Tom Tarantino, a former Army captain who served in Iraq, said he knows the agency is trying to do a better job, But he called the backlog "an epically bad" challenge.
"The problem is very complex," said Tarantino, chief policy officer for the Iraq and Afghanistan Veterans of America. "Veterans from Iraq and Afghanistan are coming home with more injuries. They're surviving combat at a much higher rate, so claims for disabilities are five times more complicated then they ever were."
The backlog has been exacerbated by the administration's 2010 decision to accept 260,000 previously denied and new claims associated with Agent Orange exposure.
Allowing those claims was the "right thing," Miller said.
"But I don't think VA planned," he said. "They had an idea of the numbers of people that would be coming through the system, and that's where I fault VA."
Agency officials agree the delay has been an ongoing problem and have taken steps to shorten waiting times.
The VA has begun redeploying workers it dedicated to process the new Agent Orange claims now that those requests are practically complete. They promise to work more closely with other federal agencies to shorten paperwork delays. And they're planning to cut down on processing delays by converting to an electronic records system.
But in a report that came out Monday, the VA's inspector general said ongoing problems with the paperless system indicate the agency "will continue to face challenges in meeting its (2015) goal of eliminating the backlog."
Miller, whose Panhandle district includes more than 100,000 veterans, hopes to address gaps in mental health services as well.
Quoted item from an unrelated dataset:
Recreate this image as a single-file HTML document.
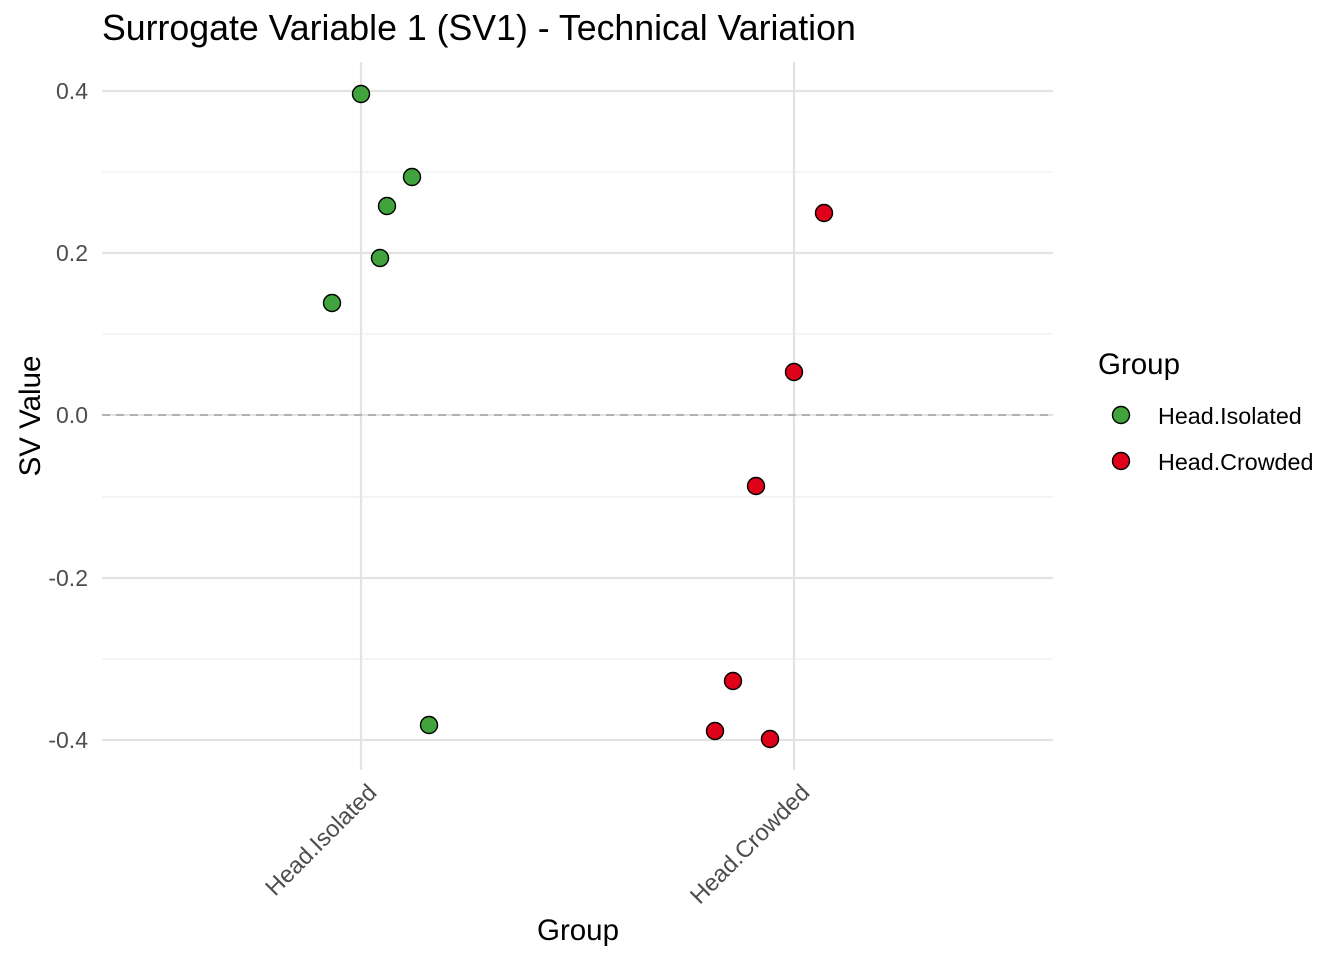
<!DOCTYPE html>
<html><head><meta charset="utf-8"><style>
html,body{margin:0;padding:0;background:#fff;}
svg{display:block;font-family:"Liberation Sans",sans-serif;}
</style></head><body>
<svg width="1344" height="960" viewBox="0 0 1344 960" xmlns="http://www.w3.org/2000/svg">
<rect width="1344" height="960" fill="#fff"/>
<g stroke="#ebebeb" stroke-width="1.1">
<line x1="102" x2="1053" y1="172" y2="172"/><line x1="102" x2="1053" y1="334" y2="334"/>
<line x1="102" x2="1053" y1="497" y2="497"/><line x1="102" x2="1053" y1="659" y2="659"/>
</g>
<g stroke="#e3e3e3" stroke-width="2.2">
<line x1="102" x2="1053" y1="91" y2="91"/><line x1="102" x2="1053" y1="253" y2="253"/>
<line x1="102" x2="1053" y1="415" y2="415"/><line x1="102" x2="1053" y1="578" y2="578"/>
<line x1="102" x2="1053" y1="740" y2="740"/>
<line x1="361" x2="361" y1="62" y2="770"/><line x1="794" x2="794" y1="62" y2="770"/>
</g>
<line x1="102" x2="1053" y1="415" y2="415" stroke="#b3b3b3" stroke-width="2" stroke-dasharray="8,6"/>
<g fill="#4d4d4d" font-size="23" text-anchor="end">
<text x="88" y="99">0.4</text><text x="88" y="261">0.2</text><text x="88" y="423">0.0</text>
<text x="88" y="586">-0.2</text><text x="88" y="748">-0.4</text>
</g>
<g fill="#4d4d4d" font-size="23.6" text-anchor="end">
<text transform="translate(378,794) rotate(-45)">Head.Isolated</text>
<text transform="translate(811,794) rotate(-45)">Head.Crowded</text>
</g>
<g stroke="#000" stroke-width="1.4" fill="#41a33c">
<circle cx="361" cy="94" r="8.5"/><circle cx="412" cy="177" r="8.5"/><circle cx="387" cy="206" r="8.5"/>
<circle cx="380" cy="258" r="8.5"/><circle cx="332" cy="303" r="8.5"/><circle cx="429" cy="725" r="8.5"/>
</g>
<g stroke="#000" stroke-width="1.4" fill="#df0019">
<circle cx="824" cy="213" r="8.5"/><circle cx="794" cy="372" r="8.5"/><circle cx="756" cy="486" r="8.5"/>
<circle cx="733" cy="681" r="8.5"/><circle cx="715" cy="731" r="8.5"/><circle cx="770" cy="739" r="8.5"/>
</g>
<text x="102" y="40" font-size="35.7" fill="#000">Surrogate Variable 1 (SV1) - Technical Variation</text>
<text x="578" y="940" font-size="29.5" text-anchor="middle">Group</text>
<text transform="translate(40,416) rotate(-90)" font-size="29.5" text-anchor="middle">SV Value</text>
<text x="1098" y="374" font-size="29.5">Group</text>
<circle cx="1121" cy="415" r="8.5" fill="#41a33c" stroke="#000" stroke-width="1.4"/>
<circle cx="1121" cy="461" r="8.5" fill="#df0019" stroke="#000" stroke-width="1.4"/>
<text x="1158" y="424" font-size="23.3">Head.Isolated</text>
<text x="1158" y="470" font-size="23.3">Head.Crowded</text>
</svg>
</body></html>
His committee will hold a hearing Wednesday on the issue.
Non-emergency appointments can take months to schedule, he said. Allowing veterans to access TRICARE health professionals, he said, "could double access overnight."
Such a move would require Pentagon approval but Miller doesn't see that as a problem. The bigger issue would be convincing veterans' organizations to go along with a plan that could send many of their members to a network operated by a different bureaucracy.
But organizations like Tarantino's see the suicide rate among veterans — 22 per day, according to the VA — and say something must be done.
"I don't think it's a bad idea," he said of Miller's suggestion. "You hear a lot of talk about sending care outside the VA and it's always problematic and a little controversial. But you know what's problematic and controversial? Twenty-two people a day killing themselves."